Next Animation Studio (formerly Next Media Animation)
- Native name: formerly 蘋果動新聞
- Romanized name: formerly Píngguǒ Dòng Xīnwén
- Company type: Subsidiary
- Industry: Animation
- Genre: Comedy News
- Parent: Next Digital (formerly called Next Media)

= Next Animation Studio =

Taiwanese animation studio

Next Animation Studio (formerly Next Media Animation; 蘋果動新聞 (Píngguǒ Dòng Xīnwén)) is a Taiwanese subsidiary of Hong Kong–based Next Media, that creates humorous and simple CGI-animated coverage of recent news stories and sporting events and releases them through TomoNews. The shorts were originally narrated in Mandarin and subsequently subtitled in English; more recent ones are released with Chinese, English, and Japanese narration.
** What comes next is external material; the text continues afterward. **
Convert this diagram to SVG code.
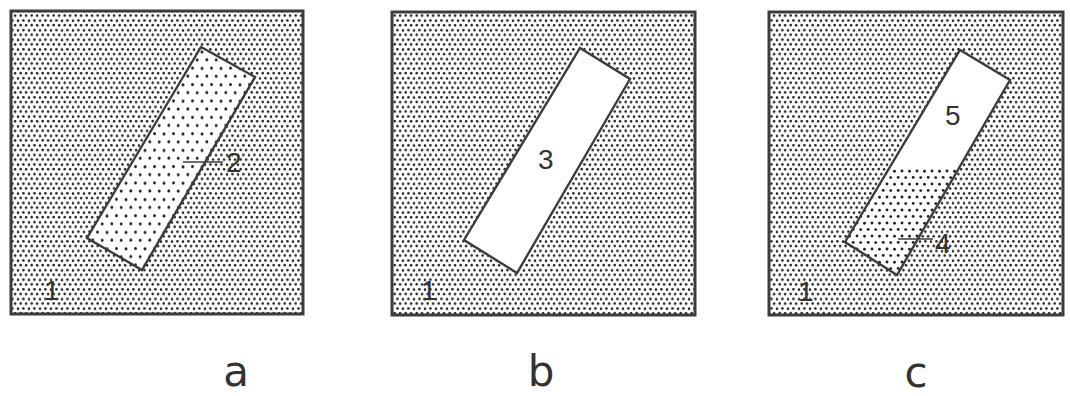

The studio became well-known beyond its Chinese-language audience in 2010, when it covered the revelations of Tiger Woods' extramarital affairs and the JetBlue flight attendant incident, and participated in an online video "feud" with Conan O'Brien. It collaborated with The Daily Show with Jon Stewart in creating a satirical depiction of the Wedding of Prince William and Catherine Middleton.

==Related research==
To examine the effects of using animation in news report by what was then called Next Media Animation on young viewers, the School of Communication of Hong Kong Baptist University conducted two studies in 2011. For the first study, an experiment with 153 college students as participants was conducted to compare the perceived credibility of news reports with and without melodramatic animation. The results show that the animation format neither enhances nor dampens news credibility. However, they also show that sound effects reduce the credibility of news reports using melodramatic animation. The perceived credibility was also related to the credibility of the news organization and the medium dependency of the viewer. The other study adopts uses and gratifications theory and surveys 312 college students to investigate their viewing of animated-news. Seven motives were identified, which included social interaction, relaxation, information-seeking, entertainment, pastime, interpersonal learning and companionship, for viewing such animated-news videos. Results from a hierarchical regression suggest predictive relationships among personality characteristics, the seven motives and the effects of perceived news credibility and newsworthiness, and the intention to share such animated news videos with others.

==Resignation video incident==
In September 2013, Marina Shifrin left her video-editing job at the company by posting a video on YouTube. In the film, she dances around the open-plan workspace to Kanye West's single "Gone", with subtitles explaining her grievances in detail. She writes: 'I work for an awesome company that produces news videos. For almost two years I've sacrificed my time, energy and relationships for this job, and my boss only cares about quantity and how many views each video gets. So I thought I'd make one of my own to focus on the content instead of worry about the views. Oh, and to let my boss know I quit.' Soon after her video went viral, Next Media Animation responded with their own video. Mark Simmons, a spokesperson for Next Media Animation, also sent a letter to Gawker (one of the sites that hosted the initial video) which they republished in full. In it, Simmons claims that Shifrin contacted him about quitting prior to the video at which time he told her to tell her supervisor, Simmons claims that this was ignored and that the video was the first her boss heard about the incident. Simmons also tried to downplay media speculations about possible poor working conditions noting that Shifrin worked 40 hours a week, 5 days a week and indicated that this was in line with most of the employees.